This year for Christmas, kids at the Metro Atlanta Boys and Girls Club were faced with a tough decision when asked if they would either want a present for themselves or give a gift to a parent. (Robert Bliss Creative/UP TV)

A few dozen low-income children in Atlanta were asked recently to make a difficult choice: They could have the Christmas present of their dreams. Or they could give a gift of their choosing to a parent.

These kids, who ranged from 6 to 11 years old, belong to the Boys and Girls Club of Metro Atlanta, where 83 percent are from poor families. Some can’t afford to put up a Christmas tree at home.

Their wishes for themselves ranged from a computer to an Xbox 360 to a Barbie house. When asked what they thought their parents would want, one little boy guessed a ring because “she’s never really had a ring.” Another said a television. The next said a watch.

Then the kids were given their dream gift. And the gift for their parents. With both gifts sitting in front of them, the kids were told they could only pick one.

In the end, they all chose to sacrifice what they wanted to make their parent happy.

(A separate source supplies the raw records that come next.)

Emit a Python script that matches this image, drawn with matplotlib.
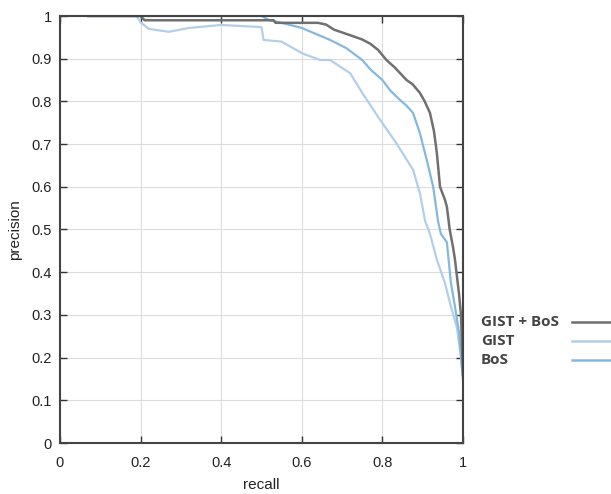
import numpy as np
import matplotlib.pyplot as plt
from matplotlib.lines import Line2D

# precision/recall curves
combo_r = [0.07, 0.20, 0.21, 0.40, 0.53, 0.535, 0.64, 0.66, 0.68, 0.72, 0.75, 0.77, 0.79, 0.81,
           0.83, 0.86, 0.875, 0.893, 0.905, 0.918, 0.928, 0.935, 0.943, 0.955, 0.96, 0.967,
           0.975, 0.98, 0.99, 0.995, 1.0]
combo_p = [1.0, 1.0, 0.99, 0.99, 0.99, 0.984, 0.984, 0.98, 0.968, 0.955, 0.945, 0.935, 0.92, 0.897,
           0.88, 0.85, 0.84, 0.82, 0.80, 0.773, 0.73, 0.68, 0.60, 0.57, 0.553, 0.50,
           0.46, 0.43, 0.35, 0.30, 0.16]

bos_r = [0.07, 0.50, 0.52, 0.55, 0.60, 0.63, 0.67, 0.71, 0.75, 0.77, 0.80, 0.82, 0.844, 0.86,
         0.876, 0.893, 0.91, 0.926, 0.938, 0.945, 0.96, 0.97, 0.98, 0.99, 1.0]
bos_p = [1.0, 1.0, 0.99, 0.984, 0.972, 0.96, 0.944, 0.925, 0.897, 0.875, 0.85, 0.825, 0.803, 0.79,
         0.773, 0.726, 0.663, 0.60, 0.52, 0.49, 0.47, 0.375, 0.32, 0.26, 0.15]

gist_r = [0.07, 0.19, 0.20, 0.22, 0.27, 0.32, 0.40, 0.50, 0.505, 0.55, 0.60, 0.645, 0.67, 0.72,
          0.75, 0.79, 0.836, 0.876, 0.893, 0.906, 0.918, 0.935, 0.955, 0.97, 0.985, 0.995, 1.0]
gist_p = [1.0, 1.0, 0.985, 0.97, 0.963, 0.972, 0.979, 0.974, 0.944, 0.94, 0.913, 0.897, 0.897, 0.866,
          0.82, 0.763, 0.70, 0.64, 0.585, 0.52, 0.49, 0.43, 0.375, 0.32, 0.27, 0.20, 0.15]

labels = ['GIST + BoS', 'GIST', 'BoS']
colors = ['#707070', '#b3cfe8', '#85b8df']

plt.rcParams['font.family'] = ['Liberation Sans', 'DejaVu Sans']

fig = plt.figure(figsize=(6.11, 4.94), dpi=100)
ax = fig.add_axes([60 / 611, 1 - 443 / 494, 403 / 611, 427 / 494])

ax.plot(gist_r, gist_p, color=colors[1], lw=1.6)
ax.plot(bos_r, bos_p, color=colors[2], lw=1.6)
ax.plot(combo_r, combo_p, color=colors[0], lw=1.8)

ax.set_xlim(0, 1)
ax.set_ylim(0, 1)
ax.set_xticks(np.arange(0, 1.01, 0.2))
ax.set_yticks(np.arange(0, 1.01, 0.1))
ax.set_xticklabels(['0', '0.2', '0.4', '0.6', '0.8', '1'])
ax.set_yticklabels(['0', '0.1', '0.2', '0.3', '0.4', '0.5', '0.6', '0.7', '0.8', '0.9', '1'])
ax.tick_params(direction='in', top=True, right=True, length=5, width=1, labelsize=10.5,
               colors='#333333', labelcolor='#222222')
ax.tick_params(axis='x', pad=9)
ax.tick_params(axis='y', pad=6)
ax.grid(True, color='#dcdcdc', lw=0.8)
for s in ax.spines.values():
    s.set_color('#444444')
    s.set_linewidth(1.5)
ax.set_xlabel('recall', fontsize=11, color='#222222', labelpad=6)
ax.set_ylabel('precision', fontsize=11, color='#222222', labelpad=7)

# legend outside, text left, line right
for i, lab in enumerate(labels):
    y = 1 - (322 + 19 * i) / 494
    fig.text(481 / 611, y, lab, fontsize=11, fontweight='bold', color='#444444',
             va='center', ha='left', family=['Open Sans', 'DejaVu Sans'])
    fig.add_artist(Line2D([572 / 611, 1.0], [y, y], color=colors[i], lw=1.8,
                          transform=fig.transFigure))

fig.savefig('out.png', dpi=100)
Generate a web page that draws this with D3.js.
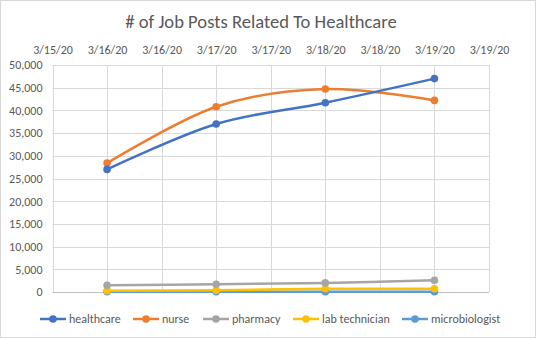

[Scientists have found that part of your brain where Christmas Spirit lives]

Adrienne Leon, the Boys and Girls Club of Metro Atlanta marketing specialist, said the parents were blown away that their kids chose to give to them and were so attuned to what they would want and enjoy.

The video is a project of UP TV, a television channel dedicated to uplifting programming. The network has an “uplift someone” campaign, and the theme this year is “give it up,” to encourage people to think about what they’d be willing to give up to help another.

Wendy McCoy, UP TV senior vice president of marketing, said the organizers were amazed at the children’s selflessness and “how touched they were to be able to make this choice.”

“I saw pride there for them to be able to make that sacrifice,” she said. “It’s really driving home the true meaning of Christmas that it’s better to give than receive.”

And in that spirit, the network ultimately let the kids keep both gifts.